◆ **DATASET EXCERPT**:
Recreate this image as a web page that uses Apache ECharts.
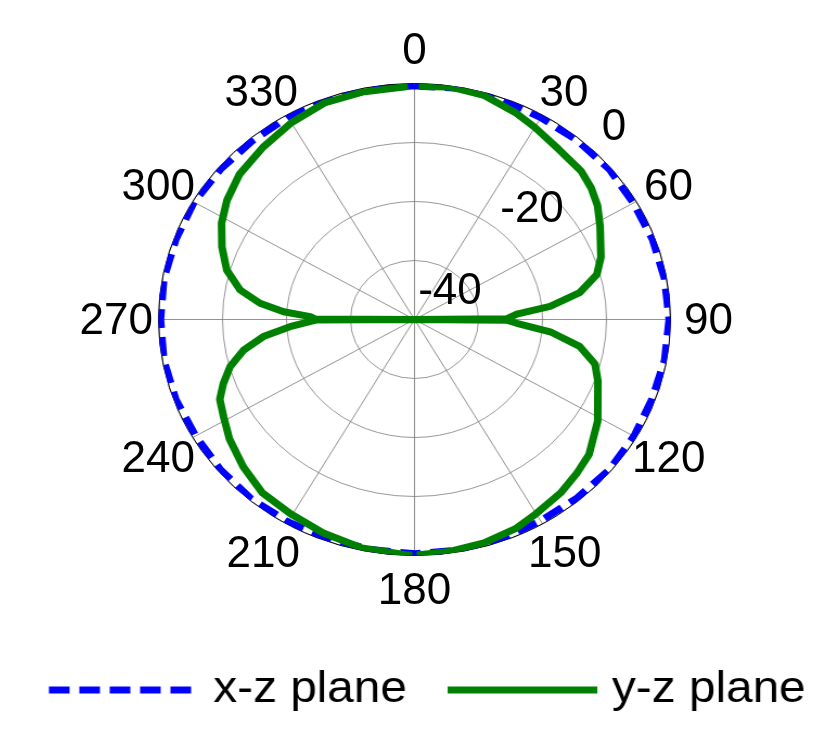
<!DOCTYPE html>
<html><head><meta charset="utf-8">
<script src="https://cdn.jsdelivr.net/npm/echarts@6/dist/echarts.min.js"></script>
<style>
html,body{margin:0;padding:0;background:#fff;overflow:hidden;width:830px;height:753px;}
#plot{position:absolute;left:0;top:0;width:830px;height:753px;transform-origin:414.5px 319.5px;transform:scaleX(1.0847);}
#text{position:absolute;left:0;top:0;width:830px;height:753px;}
</style></head><body>
<div id="plot"></div><div id="text"></div>
<script>
const FONT = '"Liberation Sans", Arial, Helvetica, sans-serif';

// ---- data ----
const seriesNames = ['x-z plane', 'y-z plane'];

const xzAngles = [0,10,20,30,40,50,60,70,80,90,100,110,120,130,140,150,160,170,180,
                  190,200,210,220,230,240,250,260,270,280,290,300,310,320,330,340,350,360];
const xzValues = [-0.4,-0.2,-0.3,-0.5,-0.4,-0.3,-0.5,-0.4,-0.3,-0.2,-0.3,-0.5,-0.4,-0.3,-0.5,-0.6,-0.4,-0.3,-0.3,
                  -0.4,-0.5,-0.4,-0.3,-0.4,-0.5,-0.3,-0.2,-0.3,-0.2,-0.3,-0.2,-0.4,-0.5,-0.4,-0.5,-0.4,-0.4];

const yzAngles = [1,8,16,24.5,30,38,46,51,56,61.5,70,75,80,84,86.7,89.5,90,90.5,92.3,95.6,
                  100,105,110,121,130,136,142,150,156,164,172,179.5,180,180.5,182,192,201.5,210.5,219,227,
                  235,241,246,250,254.5,259,263,266.4,269.7,270,270.3,271.7,273.7,276.5,280.4,285.9,292.2,298.5,304.6,312,
                  321,330,339,348,358.5];
const yzValues = [-0.5,-0.2,-0.5,-1.6,-2.4,-3.4,-3.8,-4.5,-5.5,-7.0,-9.0,-10.5,-13.8,-18.7,-24,-25.6,-40,-25.6,-24,-18.7,
                  -13.8,-10.8,-9.5,-6.6,-4.4,-3.6,-2.8,-2.0,-1.2,-0.6,-0.3,-0.1,null,-0.1,-0.1,-0.4,-1.1,-1.8,-2.2,-3.4,
                  -4.7,-5.9,-6.7,-8.2,-10.1,-12.8,-16.2,-20.5,-24.7,-40,-24.5,-23.7,-19.5,-15.7,-12.3,-9.5,-7.5,-5.7,-4.4,-3.2,
                  -2.4,-1.5,-0.7,-0.6,-0.5];

const angleTickLabels = [0,30,60,90,120,150,180,210,240,270,300,330];
const radiusTickLabels = [-40,-20,0];

// ---- build ----
const toPolar = (vals, angs) => vals.map((v, i) => [v === null ? '-' : v, angs[i]]);
const xzData = toPolar(xzValues, xzAngles);
const yzData = toPolar(yzValues, yzAngles);

const plot = echarts.init(document.getElementById('plot'));
plot.setOption({
  animation: false,
  backgroundColor: '#fff',
  polar: { center: [414.5, 319.5], radius: 236 },
  angleAxis: {
    type: 'value', min: 0, max: 360, interval: 30, startAngle: 90, clockwise: true,
    axisLine: { show: true, lineStyle: { color: '#000', width: 1 } },
    axisTick: { show: false }, axisLabel: { show: false },
    splitLine: { show: true, lineStyle: { color: '#777', width: 0.8 } }
  },
  radiusAxis: {
    type: 'value', min: -40, max: 0, interval: 10,
    axisLine: { show: false }, axisTick: { show: false }, axisLabel: { show: false },
    splitLine: { show: true, lineStyle: { color: '#999', width: 1 } }
  },
  legend: {
    data: seriesNames, left: 69, top: 663, itemWidth: 138, itemHeight: 14, itemGap: 34,
    lineStyle: { width: 7 },
    itemStyle: { opacity: 0 },
    textStyle: { fontSize: 44, fontFamily: FONT, color: '#000', padding: [0, 0, 0, 8.5] }
  },
  series: [
    { name: seriesNames[0], type: 'line', coordinateSystem: 'polar', symbol: 'none', data: xzData,
      lineStyle: { color: '#0000ff', width: 7, type: [19, 9] }, itemStyle: { color: '#0000ff' } },
    { name: seriesNames[1], type: 'line', coordinateSystem: 'polar', symbol: 'none', data: yzData,
      lineStyle: { color: '#008000', width: 7 }, itemStyle: { color: '#008000' } }
  ]
});

// label layer (not stretched)
const pads = {
  0: [0, 0, 51.5, 0], 30: [0, 0, 26.5, 15], 60: [0, 0, 0, 39], 90: [5, 0, 0, 49.5],
  120: [16.5, 0, 0, 27], 150: [45.5, 0, 0, 3.5], 180: [60.5, 0, 0, 0], 210: [45.5, 4.5, 0, 0],
  240: [16.5, 29, 0, 0], 270: [5, 41.5, 0, 0], 300: [0, 29, 0, 0], 330: [0, 6.5, 26.5, 0]
};
const rich = {};
angleTickLabels.forEach(a => {
  rich['a' + a] = { fontSize: 44, fontFamily: FONT, color: '#000', lineHeight: 44, padding: pads[a] };
});

const text = echarts.init(document.getElementById('text'));
text.setOption({
  animation: false,
  polar: [{ center: [414.5, 319.5], radius: 236 }, { center: [450, 292], radius: 232 }],
  angleAxis: [
    { polarIndex: 0, type: 'value', min: 0, max: 360, interval: 30, startAngle: 90, clockwise: true,
      axisLine: { show: false }, axisTick: { show: false }, splitLine: { show: false },
      axisLabel: { show: true, margin: -16, fontSize: 44, fontFamily: FONT, color: '#000', rich: rich,
        formatter: v => angleTickLabels.indexOf(v) >= 0 ? '{a' + v + '|' + v + '}' : '' } },
    { polarIndex: 1, type: 'value', min: 0, max: 360, startAngle: 45, clockwise: true,
      axisLine: { show: false }, axisTick: { show: false }, splitLine: { show: false }, axisLabel: { show: false } }
  ],
  radiusAxis: [
    { polarIndex: 0, type: 'value', min: -40, max: 0, interval: 10, show: false },
    { polarIndex: 1, type: 'value', min: -40, max: 0, interval: 20,
      axisLine: { show: false }, axisTick: { show: false }, splitLine: { show: false },
      axisLabel: { show: true, margin: 0, align: 'center', verticalAlign: 'middle', fontSize: 44, fontFamily: FONT, color: '#000',
        formatter: v => radiusTickLabels.indexOf(v) >= 0 ? String(v) : '' } }
  ]
});
</script>
</body></html>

◆ **THE EXERCISE**:
Quote the preceding listing precisely and completely, omitting its images.

◆ **WRITTEN SOLUTION**:
Recreate this image as a web page that uses Apache ECharts.
<!DOCTYPE html>
<html><head><meta charset="utf-8">
<script src="https://cdn.jsdelivr.net/npm/echarts@6/dist/echarts.min.js"></script>
<style>
html,body{margin:0;padding:0;background:#fff;overflow:hidden;width:830px;height:753px;}
#plot{position:absolute;left:0;top:0;width:830px;height:753px;transform-origin:414.5px 319.5px;transform:scaleX(1.0847);}
#text{position:absolute;left:0;top:0;width:830px;height:753px;}
</style></head><body>
<div id="plot"></div><div id="text"></div>
<script>
const FONT = '"Liberation Sans", Arial, Helvetica, sans-serif';

// ---- data ----
const seriesNames = ['x-z plane', 'y-z plane'];

const xzAngles = [0,10,20,30,40,50,60,70,80,90,100,110,120,130,140,150,160,170,180,
                  190,200,210,220,230,240,250,260,270,280,290,300,310,320,330,340,350,360];
const xzValues = [-0.4,-0.2,-0.3,-0.5,-0.4,-0.3,-0.5,-0.4,-0.3,-0.2,-0.3,-0.5,-0.4,-0.3,-0.5,-0.6,-0.4,-0.3,-0.3,
                  -0.4,-0.5,-0.4,-0.3,-0.4,-0.5,-0.3,-0.2,-0.3,-0.2,-0.3,-0.2,-0.4,-0.5,-0.4,-0.5,-0.4,-0.4];

const yzAngles = [1,8,16,24.5,30,38,46,51,56,61.5,70,75,80,84,86.7,89.5,90,90.5,92.3,95.6,
                  100,105,110,121,130,136,142,150,156,164,172,179.5,180,180.5,182,192,201.5,210.5,219,227,
                  235,241,246,250,254.5,259,263,266.4,269.7,270,270.3,271.7,273.7,276.5,280.4,285.9,292.2,298.5,304.6,312,
                  321,330,339,348,358.5];
const yzValues = [-0.5,-0.2,-0.5,-1.6,-2.4,-3.4,-3.8,-4.5,-5.5,-7.0,-9.0,-10.5,-13.8,-18.7,-24,-25.6,-40,-25.6,-24,-18.7,
                  -13.8,-10.8,-9.5,-6.6,-4.4,-3.6,-2.8,-2.0,-1.2,-0.6,-0.3,-0.1,null,-0.1,-0.1,-0.4,-1.1,-1.8,-2.2,-3.4,
                  -4.7,-5.9,-6.7,-8.2,-10.1,-12.8,-16.2,-20.5,-24.7,-40,-24.5,-23.7,-19.5,-15.7,-12.3,-9.5,-7.5,-5.7,-4.4,-3.2,
                  -2.4,-1.5,-0.7,-0.6,-0.5];

const angleTickLabels = [0,30,60,90,120,150,180,210,240,270,300,330];
const radiusTickLabels = [-40,-20,0];

// ---- build ----
const toPolar = (vals, angs) => vals.map((v, i) => [v === null ? '-' : v, angs[i]]);
const xzData = toPolar(xzValues, xzAngles);
const yzData = toPolar(yzValues, yzAngles);

const plot = echarts.init(document.getElementById('plot'));
plot.setOption({
  animation: false,
  backgroundColor: '#fff',
  polar: { center: [414.5, 319.5], radius: 236 },
  angleAxis: {
    type: 'value', min: 0, max: 360, interval: 30, startAngle: 90, clockwise: true,
    axisLine: { show: true, lineStyle: { color: '#000', width: 1 } },
    axisTick: { show: false }, axisLabel: { show: false },
    splitLine: { show: true, lineStyle: { color: '#777', width: 0.8 } }
  },
  radiusAxis: {
    type: 'value', min: -40, max: 0, interval: 10,
    axisLine: { show: false }, axisTick: { show: false }, axisLabel: { show: false },
    splitLine: { show: true, lineStyle: { color: '#999', width: 1 } }
  },
  legend: {
    data: seriesNames, left: 69, top: 663, itemWidth: 138, itemHeight: 14, itemGap: 34,
    lineStyle: { width: 7 },
    itemStyle: { opacity: 0 },
    textStyle: { fontSize: 44, fontFamily: FONT, color: '#000', padding: [0, 0, 0, 8.5] }
  },
  series: [
    { name: seriesNames[0], type: 'line', coordinateSystem: 'polar', symbol: 'none', data: xzData,
      lineStyle: { color: '#0000ff', width: 7, type: [19, 9] }, itemStyle: { color: '#0000ff' } },
    { name: seriesNames[1], type: 'line', coordinateSystem: 'polar', symbol: 'none', data: yzData,
      lineStyle: { color: '#008000', width: 7 }, itemStyle: { color: '#008000' } }
  ]
});

// label layer (not stretched)
const pads = {
  0: [0, 0, 51.5, 0], 30: [0, 0, 26.5, 15], 60: [0, 0, 0, 39], 90: [5, 0, 0, 49.5],
  120: [16.5, 0, 0, 27], 150: [45.5, 0, 0, 3.5], 180: [60.5, 0, 0, 0], 210: [45.5, 4.5, 0, 0],
  240: [16.5, 29, 0, 0], 270: [5, 41.5, 0, 0], 300: [0, 29, 0, 0], 330: [0, 6.5, 26.5, 0]
};
const rich = {};
angleTickLabels.forEach(a => {
  rich['a' + a] = { fontSize: 44, fontFamily: FONT, color: '#000', lineHeight: 44, padding: pads[a] };
});

const text = echarts.init(document.getElementById('text'));
text.setOption({
  animation: false,
  polar: [{ center: [414.5, 319.5], radius: 236 }, { center: [450, 292], radius: 232 }],
  angleAxis: [
    { polarIndex: 0, type: 'value', min: 0, max: 360, interval: 30, startAngle: 90, clockwise: true,
      axisLine: { show: false }, axisTick: { show: false }, splitLine: { show: false },
      axisLabel: { show: true, margin: -16, fontSize: 44, fontFamily: FONT, color: '#000', rich: rich,
        formatter: v => angleTickLabels.indexOf(v) >= 0 ? '{a' + v + '|' + v + '}' : '' } },
    { polarIndex: 1, type: 'value', min: 0, max: 360, startAngle: 45, clockwise: true,
      axisLine: { show: false }, axisTick: { show: false }, splitLine: { show: false }, axisLabel: { show: false } }
  ],
  radiusAxis: [
    { polarIndex: 0, type: 'value', min: -40, max: 0, interval: 10, show: false },
    { polarIndex: 1, type: 'value', min: -40, max: 0, interval: 20,
      axisLine: { show: false }, axisTick: { show: false }, splitLine: { show: false },
      axisLabel: { show: true, margin: 0, align: 'center', verticalAlign: 'middle', fontSize: 44, fontFamily: FONT, color: '#000',
        formatter: v => radiusTickLabels.indexOf(v) >= 0 ? String(v) : '' } }
  ]
});
</script>
</body></html>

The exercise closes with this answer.